When Mark quotes Jesus about divorce, these words are based in the values that embrace us despite – maybe even because of – our brokenness.  These are Jesus’ family values.  And in the light of the feast of St. Francis of Assisi, and in the light of World Communion Sunday, and in the shadow of the mass shooting at Umpqua Community College, and in the shadow of the bombing of the Doctors Without Borders hospital in Afghanistan, I need to be reminded of Jesus’ family values:  that we are a family of broken people rescuing broken people.

And there are plenty of broken people who need us.

Amen.

[1] The divorce may actually have been after I was born, but I have no memory of every meeting her first husband.

[2] Psalm 128:1-4, NRSV.

[3] Scott Newman and Emma Bowman, “Kunduz Airstrike Reportedly Kills 19 At Doctors Without Borders Hospital,” National Public Radio: The Two Way, http://www.npr.org/sections/thetwo-way/2015/10/03/445435361/after-u-s-airstrike-3-dead-at-doctors-without-borders-hospital (posted and updated 3 October 2015; accessed 3 October 2015).
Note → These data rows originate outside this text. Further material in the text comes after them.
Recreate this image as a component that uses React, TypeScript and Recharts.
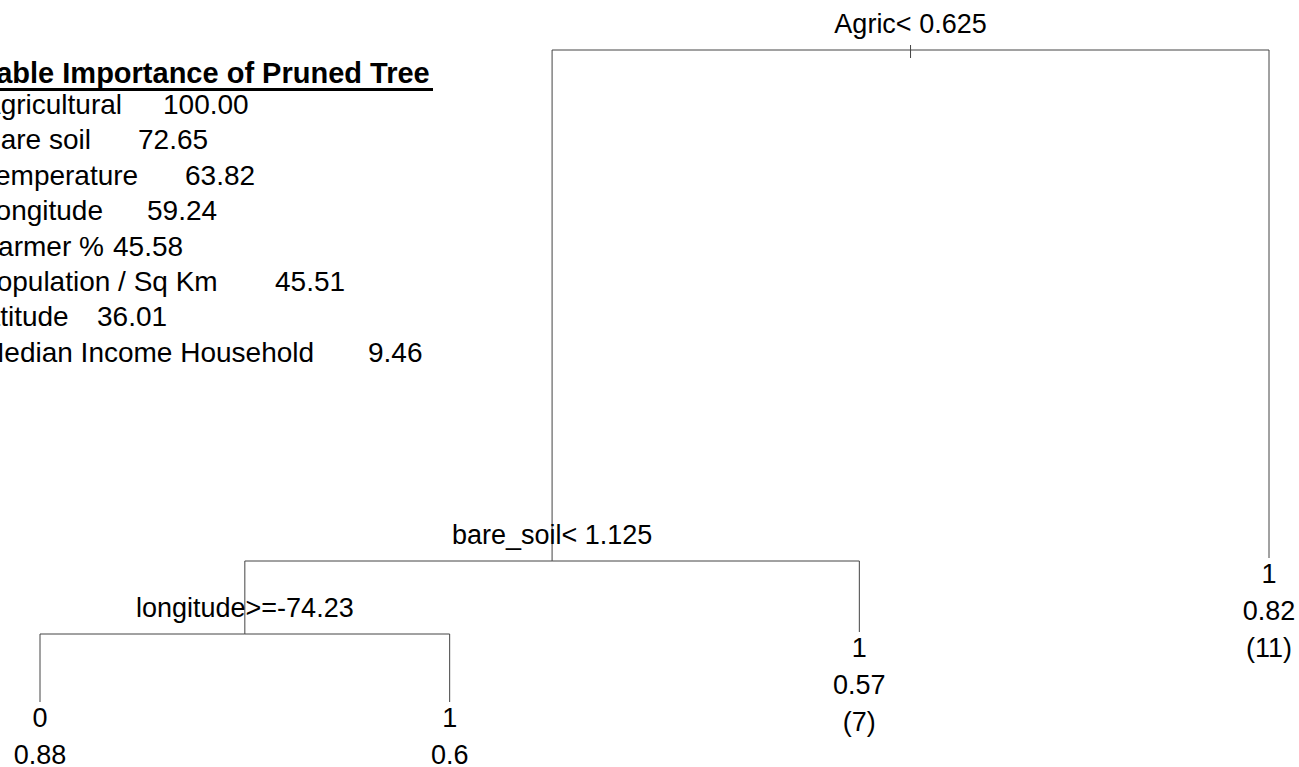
import React from 'react';
import { ComposedChart, XAxis, YAxis, Line, Scatter } from 'recharts';

// ---- Tree data (rpart-style layout: x = leaf order, y = node height) ----
const nodeIds = [0, 1, 2, 3, 4, 5, 6];
const nodeParents = [-1, 0, 1, 2, 2, 1, 0];
const nodeX = [3.125, 2.25, 1.5, 1, 2, 3, 4];
const nodeY = [717, 206, 133, 65, 65, 135, 209];
const splitLabels = ['Agric< 0.625', 'bare_soil< 1.125', 'longitude>=-74.23', '', '', '', ''];
const leafClass = ['', '', '', '0', '1', '1', '1'];
const leafProb = ['', '', '', '0.88', '0.6', '0.57', '0.82'];
const leafN = ['', '', '', '', '', '(7)', '(11)'];

// ---- Variable importance text ----
const impTitle = 'Variable Importance of Pruned Tree';
const impNames = [
  'Agricultural',
  'Bare soil',
  'Temperature',
  'Longitude',
  'Farmer %',
  'Population / Sq Km',
  'Latitude',
  'Median Income Household',
];
const impValues = ['100.00', '72.65', '63.82', '59.24', '45.58', '45.51', '36.01', '9.46'];

// layout only
const W = 1299;
const H = 767;
const X_DOMAIN: [number, number] = [0.90236, 4.07322];
const Y_DOMAIN: [number, number] = [0, 767];
const nameOffsets = [-18, -18, -19, -20, -19, -22, -31, -19];
const valueOffsets = [163, 138, 185, 147, 113, 275, 97, 368];
const FONT = '"Liberation Sans", Arial, Helvetica, sans-serif';
const LINE_COLOR = '#444';

const nodes = nodeIds.map((i) => ({
  id: i,
  x: nodeX[i],
  y: nodeY[i],
  split: splitLabels[i],
  cls: leafClass[i],
  prob: leafProb[i],
  n: leafN[i],
}));

const edges = nodeIds
  .filter((i) => nodeParents[i] >= 0)
  .map((i) => {
    const p = nodeParents[i];
    return [
      { x: nodeX[i], y: nodeY[i] },
      { x: nodeX[i], y: nodeY[p] },
      { x: nodeX[p], y: nodeY[p] },
    ];
  });

const rootTick = [
  { x: nodeX[0], y: nodeY[0] + 5 },
  { x: nodeX[0], y: nodeY[0] - 8 },
];

const NodeShape = (props: any) => {
  const { cx, cy, payload } = props;
  if (cx == null || cy == null) return null;
  const fs = 27;
  const items: React.ReactNode[] = [];
  if (payload.split) {
    items.push(
      <text key="s" x={cx} y={cy - 17} textAnchor="middle" fontSize={fs} fontFamily={FONT} fill="#000">
        {payload.split}
      </text>
    );
  }
  const lines = [payload.cls, payload.prob, payload.n].filter((t: string) => t);
  lines.forEach((t: string, k: number) => {
    items.push(
      <text key={'l' + k} x={cx} y={cy + 25 + k * 37} textAnchor="middle" fontSize={fs} fontFamily={FONT} fill="#000">
        {t}
      </text>
    );
  });
  return <g>{items}</g>;
};

export default function App() {
  return (
    <div style={{ position: 'absolute', left: 0, top: 0, width: W, height: H, background: '#fff', overflow: 'hidden' }}>
      <ComposedChart width={W} height={H} margin={{ top: 0, right: 0, bottom: 0, left: 0 }}>
        <XAxis type="number" dataKey="x" domain={X_DOMAIN} allowDataOverflow hide height={0} />
        <YAxis type="number" dataKey="y" domain={Y_DOMAIN} allowDataOverflow hide width={0} />
        {edges.map((pts, k) => (
          <Line
            key={'e' + k}
            data={pts}
            dataKey="y"
            type="linear"
            stroke={LINE_COLOR}
            strokeWidth={1}
            dot={false}
            activeDot={false}
            isAnimationActive={false}
          />
        ))}
        <Line
          data={rootTick}
          dataKey="y"
          type="linear"
          stroke={LINE_COLOR}
          strokeWidth={1}
          dot={false}
          activeDot={false}
          isAnimationActive={false}
        />
        <Scatter data={nodes} dataKey="y" shape={NodeShape} isAnimationActive={false} />
      </ComposedChart>
      <svg width={W} height={H} style={{ position: 'absolute', left: 0, top: 0, pointerEvents: 'none' }}>
        <text x={-57} y={83} fontSize={29} fontWeight="bold" fontFamily={FONT} fill="#000">
          {impTitle}
        </text>
        <line x1={0} x2={433} y1={89.5} y2={89.5} stroke="#000" strokeWidth={3} />
        {impNames.map((nm, i) => (
          <g key={nm}>
            <text x={nameOffsets[i]} y={114 + i * 35.4} fontSize={28} fontFamily={FONT} fill="#000">
              {nm}
            </text>
            <text x={valueOffsets[i]} y={114 + i * 35.4} fontSize={28} fontFamily={FONT} fill="#000">
              {impValues[i]}
            </text>
          </g>
        ))}
      </svg>
    </div>
  );
}
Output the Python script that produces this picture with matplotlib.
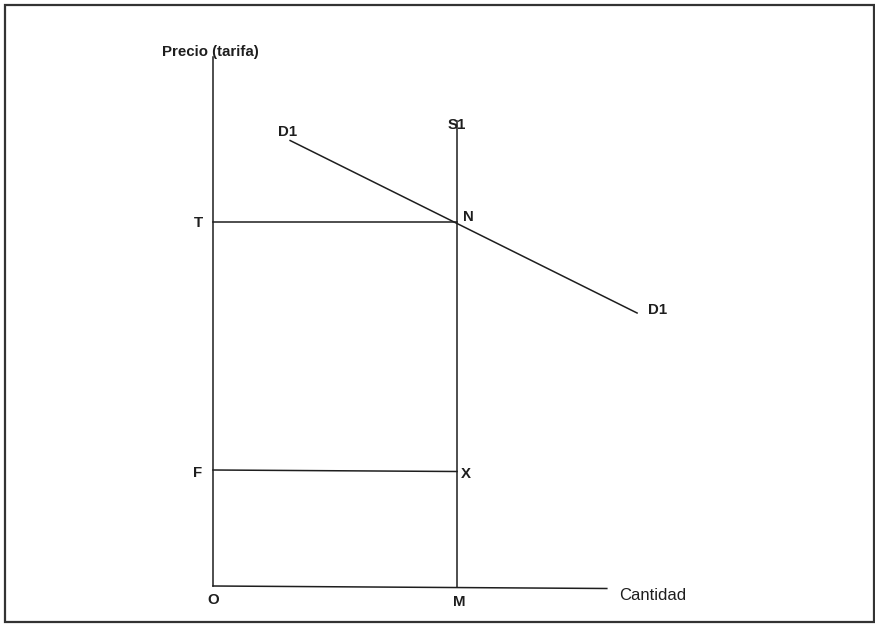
import matplotlib
matplotlib.use("Agg")
import matplotlib.pyplot as plt
from matplotlib.patches import Rectangle

plt.rcParams['font.family'] = ['Liberation Sans', 'DejaVu Sans']

# Diagram values (quantity, price)
q_m = 5.0            # quantity M where S1 stands
q_axis_end = 8.07    # length of quantity axis
p_axis_top = 10.6    # height of price axis
p_s1_top = 9.32      # top of supply line S1
p_t = 7.3            # price T (tariff-inclusive)
p_f = 2.34           # price F
d1_q = [1.58, 8.69]  # demand D1 endpoints (quantity)
d1_p = [8.93, 5.48]  # demand D1 endpoints (price)

fig = plt.figure(figsize=(8.75, 6.24), dpi=100)
ax = fig.add_axes([0, 0, 1, 1])
ax.set_xlim(-213 / 48.8, (875 - 213) / 48.8)
ax.set_ylim(-(624 - 587) / 50, 587 / 50)
ax.axis('off')

lc = '#1e1e1e'
lw = 1.1
# axes
ax.plot([0, 0], [0.02, p_axis_top], color=lc, lw=lw)
ax.plot([0, q_axis_end], [0.02, -0.03], color=lc, lw=lw)
# S1
ax.plot([q_m, q_m], [0, p_s1_top], color=lc, lw=lw)
# T and F lines
ax.plot([0, q_m], [p_t, p_t], color=lc, lw=lw)
ax.plot([0, q_m], [p_f, p_f - 0.03], color=lc, lw=lw)
# D1
ax.plot(d1_q, d1_p, color=lc, lw=lw)

fs = 10.8
kw = dict(fontsize=fs, fontweight='bold', color='#1e1e1e', ha='center', va='center')
ax.text(-0.06, p_axis_top + 0.11, 'Precio (tarifa)', **kw)
ax.text(d1_q[0] - 0.05, d1_p[0] + 0.18, 'D1', **kw)
ax.text(q_m, p_s1_top - 0.08, 'S1', **kw)
ax.text(-0.29, p_t - 0.02, 'T', **kw)
ax.text(q_m + 0.23, p_t + 0.1, 'N', **kw)
ax.text(d1_q[1] + 0.41, d1_p[1] + 0.05, 'D1', **kw)
ax.text(-0.31, p_f - 0.06, 'F', **kw)
ax.text(q_m + 0.18, p_f - 0.08, 'X', **kw)
ax.text(0.0, -0.26, 'O', **kw)
ax.text(q_m + 0.04, -0.29, 'M', **kw)
ax.text(q_axis_end + 0.25, -0.17, 'Cantidad', ha='left', va='center',
        fontsize=12, color='#1e1e1e')

fig.patches.append(Rectangle((5 / 875, 2 / 624), 869 / 875, 617 / 624,
                             transform=fig.transFigure, fill=False,
                             edgecolor='#333333', lw=1.6))

fig.savefig('out.png', dpi=100)
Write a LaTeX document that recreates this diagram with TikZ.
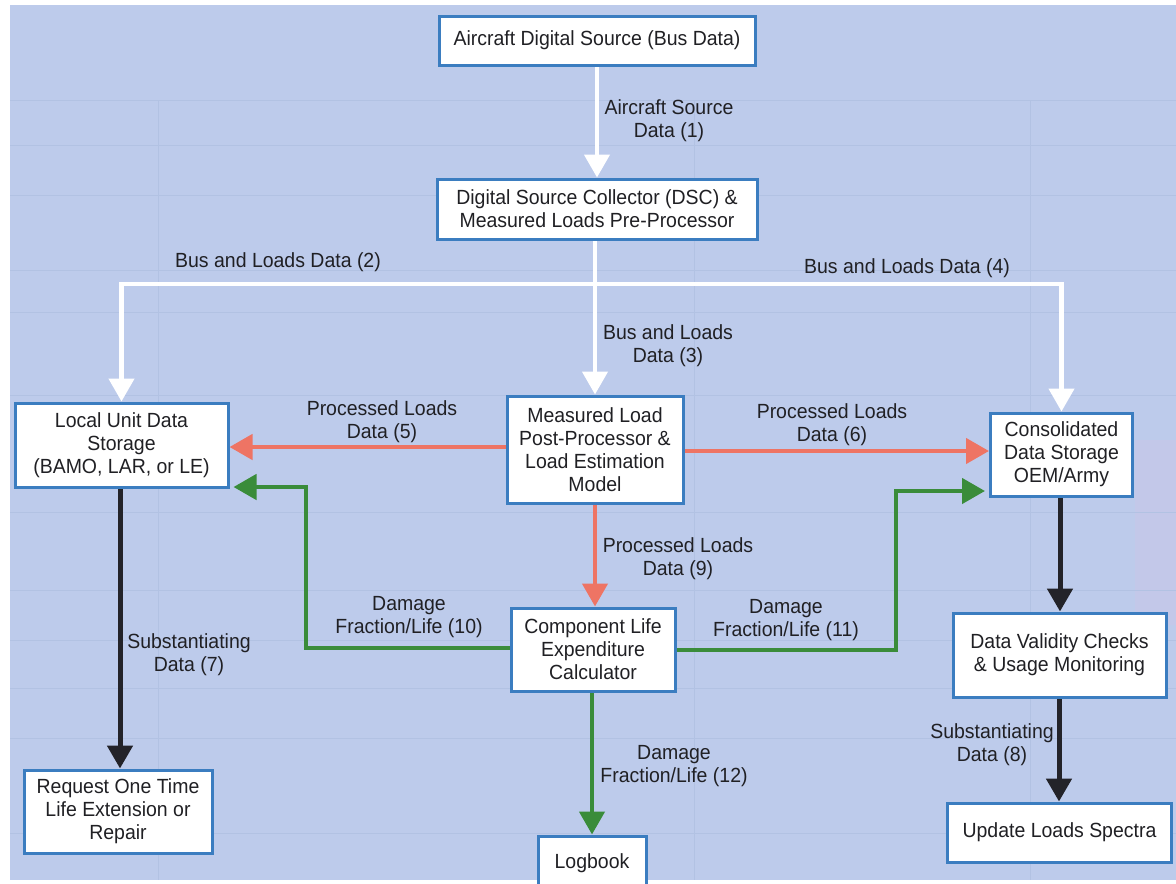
\documentclass[tikz,border=0pt]{standalone}
\usepackage{fontspec}
\setmainfont{Liberation Sans}[FakeStretch=0.95]
\usetikzlibrary{arrows.meta}

\definecolor{bgblue}{HTML}{BDCBEB}
\definecolor{gridblue}{HTML}{B2C2E3}
\definecolor{bgpink}{HTML}{C8C6E8}
\definecolor{boxblue}{HTML}{3B7DC0}
\definecolor{txt}{HTML}{202024}
\definecolor{flowred}{HTML}{EE7464}
\definecolor{flowgreen}{HTML}{3A8C3A}
\definecolor{flowblack}{HTML}{232329}

\pgfdeclarelayer{paper}
\pgfdeclarelayer{edges}
\pgfsetlayers{paper,edges,main}

\begin{document}
\begin{tikzpicture}[x=1pt,y=-1pt,
  box/.style={draw=boxblue, line width=3pt, fill=white, align=center,
    text=txt, inner sep=0pt, font=\fontsize{20.5}{23}\selectfont},
  lbl/.style={align=center, text=txt, inner sep=0pt,
    font=\fontsize{20.5}{23}\selectfont},
  flow/.style={line width=4.5pt, -{Triangle[width=25pt,length=23pt]}},
  whiteflow/.style={flow, draw=white},
  redflow/.style={flow, draw=flowred},
  greenflow/.style={flow, draw=flowgreen},
  blackflow/.style={flow, draw=flowblack, line width=5pt}
]
\useasboundingbox (0,0) rectangle (1176,884);

% paper with faint table ruling
\begin{pgfonlayer}{paper}
  \fill[white] (0,0) rectangle (1176,884);
  \fill[bgblue] (10,5) rectangle (1176,880);
  \fill[bgpink, opacity=0.6] (1135,440) rectangle (1176,625);
  \foreach \yy in {100,145,195,270,312,395,512,590,640,688,738,833}
    \draw[gridblue, line width=1pt] (10,\yy) -- (1176,\yy);
  \foreach \xx in {158,694,1030}
    \draw[gridblue, line width=1pt] (\xx,100) -- (\xx,880);
\end{pgfonlayer}

% blocks
\node[box, minimum width=316pt, minimum height=49pt] (src) at (597,40.5)
  {Aircraft Digital Source (Bus Data)};
\node[box, minimum width=320pt, minimum height=60pt] (dsc) at (597,209)
  {Digital Source Collector (DSC) \&\\Measured Loads Pre-Processor};
\node[box, minimum width=213pt, minimum height=84pt] (store) at (121.5,445)
  {Local Unit Data\\Storage\\(BAMO, LAR, or LE)};
\node[box, minimum width=176pt, minimum height=107pt] (post) at (595,449.5)
  {Measured Load\\Post-Processor \&\\Load Estimation\\Model};
\node[box, minimum width=142pt, minimum height=83pt] (cons) at (1061.5,454.5)
  {Consolidated\\Data Storage\\OEM/Army};
\node[box, minimum width=164pt, minimum height=83pt] (calc) at (593,649.5)
  {Component Life\\Expenditure\\Calculator};
\node[box, minimum width=213pt, minimum height=84pt] (valid) at (1059.5,655)
  {Data Validity Checks\\\& Usage Monitoring};
\node[box, minimum width=188pt, minimum height=83pt] (req) at (118,811.5)
  {Request One Time\\Life Extension or\\Repair};
\node[box, minimum width=108pt, minimum height=54pt] (log) at (592,863)
  {Logbook};
\node[box, minimum width=224pt, minimum height=59pt] (spec) at (1059.5,832.5)
  {Update Loads Spectra};

% data flows
\begin{pgfonlayer}{edges}
  \coordinate (busL) at (store.north |- 0,284);
  \coordinate (busR) at (cons.north |- 0,284);
  \draw[whiteflow] (src.south) -- (dsc.north);
  \draw[whiteflow] (dsc.south -| post.north) -- (post.north);
  \draw[whiteflow] (busR) -- (busL) -- (store.north);
  \draw[whiteflow] (busL) -- (busR) -- (cons.north);

  \draw[redflow] (post.west |- 0,447) -- (store.east |- 0,447);
  \draw[redflow] (post.east |- 0,451) -- (cons.west |- 0,451);
  \draw[redflow] (post.south) -- (calc.north -| post.south);

  \draw[greenflow] (calc.west |- 0,648) -- (306,648) -- (306,487)
    -- ([xshift=4pt]store.east |- 0,487);
  \draw[greenflow] (calc.east |- 0,650) -- (896,650) -- (896,491)
    -- ([xshift=-4pt]cons.west |- 0,491);
  \draw[greenflow] (calc.south -| log.north) -- (log.north);

  \draw[blackflow] (store.south -| 120,0) -- (req.north -| 120,0);
  \draw[blackflow] (cons.south -| 1060,0) -- (valid.north -| 1060,0);
  \draw[blackflow] (valid.south -| 1059,0) -- (spec.north -| 1059,0);
\end{pgfonlayer}

% flow labels
\node[lbl] (l1) at (669,121) {Aircraft Source\\Data (1)};
\node[lbl] (l2) at (278,262) {Bus and Loads Data (2)};
\node[lbl] (l3) at (668,346) {Bus and Loads\\Data (3)};
\node[lbl] (l4) at (907,268) {Bus and Loads Data (4)};
\node[lbl] (l5) at (382,422) {Processed Loads\\Data (5)};
\node[lbl] (l6) at (832,425) {Processed Loads\\Data (6)};
\node[lbl] (l7) at (189,655) {Substantiating\\Data (7)};
\node[lbl] (l8) at (992,745) {Substantiating\\Data (8)};
\node[lbl] (l9) at (678,559) {Processed Loads\\Data (9)};
\node[lbl] (l10) at (409,617) {Damage\\Fraction/Life (10)};
\node[lbl] (l11) at (786,620) {Damage\\Fraction/Life (11)};
\node[lbl] (l12) at (674,766) {Damage\\Fraction/Life (12)};
\end{tikzpicture}
\end{document}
[4] Though, I would point out that there is nothing overt in any of this text to suggest this is the point Jesus (or rather Mark) is making.

[5] Amy-Jill Levine and Marc Zvi Brettler, ed., The Jewish Annotated New Testament (New York: Oxford University Press, 2011), 80-81.

[6] David Lose, “Pentecost 19 B: Communities of the Broken and Blessed,” … in the Meantime, http://www.davidlose.net/2015/09/pentecost-19-b-communities-of-the-broken-and-blessed/ (posted and accessed on 28 September 2015).

[7] Ibid.

[8] Ibid.

[9] Ibid.

[10] Ibid.

[11] Eddie Cortes is a pastor; he blogs at http://eddiecortes.com.

[12] David Lose, op. cit., spelling error corrected.